● **SET PROBLEM**
Locate the string "Rebuild" in the records below. Copy every line where it occurs.

● **DATA FOR THIS TASK**
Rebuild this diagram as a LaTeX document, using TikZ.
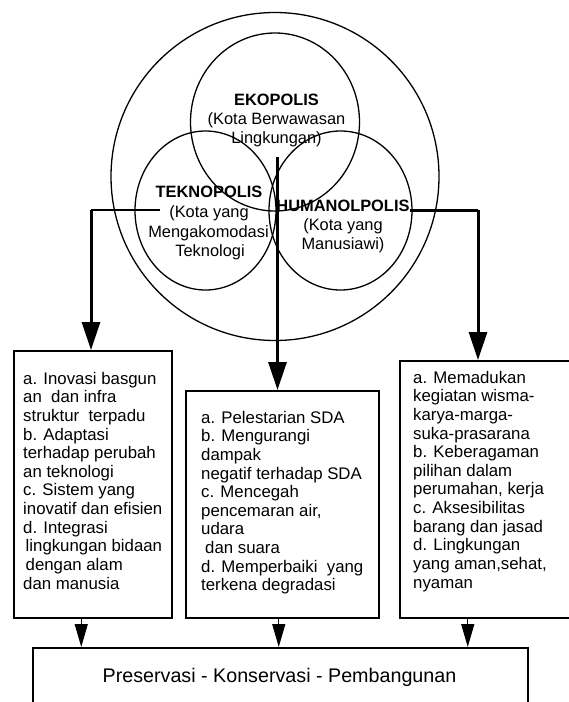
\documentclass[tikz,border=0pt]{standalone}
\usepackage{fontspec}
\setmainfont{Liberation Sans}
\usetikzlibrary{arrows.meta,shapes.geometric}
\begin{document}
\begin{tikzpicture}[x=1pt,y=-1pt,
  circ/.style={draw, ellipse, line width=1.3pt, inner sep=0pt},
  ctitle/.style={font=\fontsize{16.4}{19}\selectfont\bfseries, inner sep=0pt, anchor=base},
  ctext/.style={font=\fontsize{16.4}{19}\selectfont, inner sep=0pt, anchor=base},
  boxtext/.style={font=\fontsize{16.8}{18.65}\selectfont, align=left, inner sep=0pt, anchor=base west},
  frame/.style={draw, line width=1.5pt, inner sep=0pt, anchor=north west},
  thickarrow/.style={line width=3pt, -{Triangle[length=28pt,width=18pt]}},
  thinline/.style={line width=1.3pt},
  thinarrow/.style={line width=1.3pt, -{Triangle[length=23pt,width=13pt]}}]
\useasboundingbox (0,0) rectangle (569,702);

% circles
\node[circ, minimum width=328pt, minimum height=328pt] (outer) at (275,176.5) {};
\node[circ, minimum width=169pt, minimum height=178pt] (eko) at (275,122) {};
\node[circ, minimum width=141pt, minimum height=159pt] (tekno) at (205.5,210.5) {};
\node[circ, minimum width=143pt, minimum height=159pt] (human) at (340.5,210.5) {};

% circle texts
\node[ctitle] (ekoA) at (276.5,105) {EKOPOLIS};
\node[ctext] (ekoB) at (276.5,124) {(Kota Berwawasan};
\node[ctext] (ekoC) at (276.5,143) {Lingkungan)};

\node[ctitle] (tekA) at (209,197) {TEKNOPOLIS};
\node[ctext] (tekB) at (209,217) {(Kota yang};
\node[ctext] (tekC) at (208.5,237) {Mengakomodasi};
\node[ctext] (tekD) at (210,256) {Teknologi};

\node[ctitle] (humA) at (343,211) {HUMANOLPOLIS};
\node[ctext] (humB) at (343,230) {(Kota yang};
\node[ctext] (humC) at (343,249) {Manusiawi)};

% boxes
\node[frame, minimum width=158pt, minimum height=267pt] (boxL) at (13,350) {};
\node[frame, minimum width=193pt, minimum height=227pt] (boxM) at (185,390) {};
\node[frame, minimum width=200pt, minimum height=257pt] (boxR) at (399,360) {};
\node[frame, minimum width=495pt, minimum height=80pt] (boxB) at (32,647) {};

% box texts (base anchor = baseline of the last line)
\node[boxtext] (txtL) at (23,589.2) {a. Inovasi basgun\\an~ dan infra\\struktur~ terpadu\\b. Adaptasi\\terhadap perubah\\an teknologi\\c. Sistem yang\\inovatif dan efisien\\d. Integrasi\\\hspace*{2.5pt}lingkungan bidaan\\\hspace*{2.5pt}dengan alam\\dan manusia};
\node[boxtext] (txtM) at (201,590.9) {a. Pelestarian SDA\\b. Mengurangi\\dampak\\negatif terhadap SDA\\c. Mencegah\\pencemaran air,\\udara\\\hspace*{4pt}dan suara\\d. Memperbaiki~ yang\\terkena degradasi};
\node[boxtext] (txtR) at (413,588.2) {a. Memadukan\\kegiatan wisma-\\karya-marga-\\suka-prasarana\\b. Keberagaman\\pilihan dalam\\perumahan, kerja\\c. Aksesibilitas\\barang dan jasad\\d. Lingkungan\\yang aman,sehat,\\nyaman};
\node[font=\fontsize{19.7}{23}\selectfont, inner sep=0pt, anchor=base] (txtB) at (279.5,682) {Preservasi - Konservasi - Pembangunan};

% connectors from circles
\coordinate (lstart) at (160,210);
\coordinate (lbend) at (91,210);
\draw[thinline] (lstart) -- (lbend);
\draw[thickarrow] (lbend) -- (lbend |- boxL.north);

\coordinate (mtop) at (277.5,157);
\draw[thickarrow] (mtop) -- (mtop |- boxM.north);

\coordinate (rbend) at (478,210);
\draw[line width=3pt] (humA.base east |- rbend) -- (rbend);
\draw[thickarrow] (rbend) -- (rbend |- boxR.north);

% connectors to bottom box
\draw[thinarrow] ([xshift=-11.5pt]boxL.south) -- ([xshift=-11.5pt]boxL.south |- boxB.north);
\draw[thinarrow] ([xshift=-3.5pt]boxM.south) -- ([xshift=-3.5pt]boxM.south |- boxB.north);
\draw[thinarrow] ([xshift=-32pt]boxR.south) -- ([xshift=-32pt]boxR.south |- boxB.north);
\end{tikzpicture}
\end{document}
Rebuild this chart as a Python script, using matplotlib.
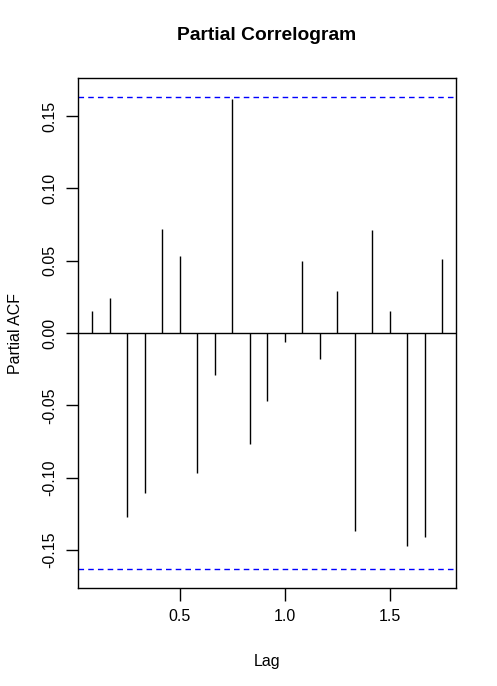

● **SOLUTION FOR THIS TASK**
Rebuild this diagram as a LaTeX document, using TikZ.
Rebuild this chart as a Python script, using matplotlib.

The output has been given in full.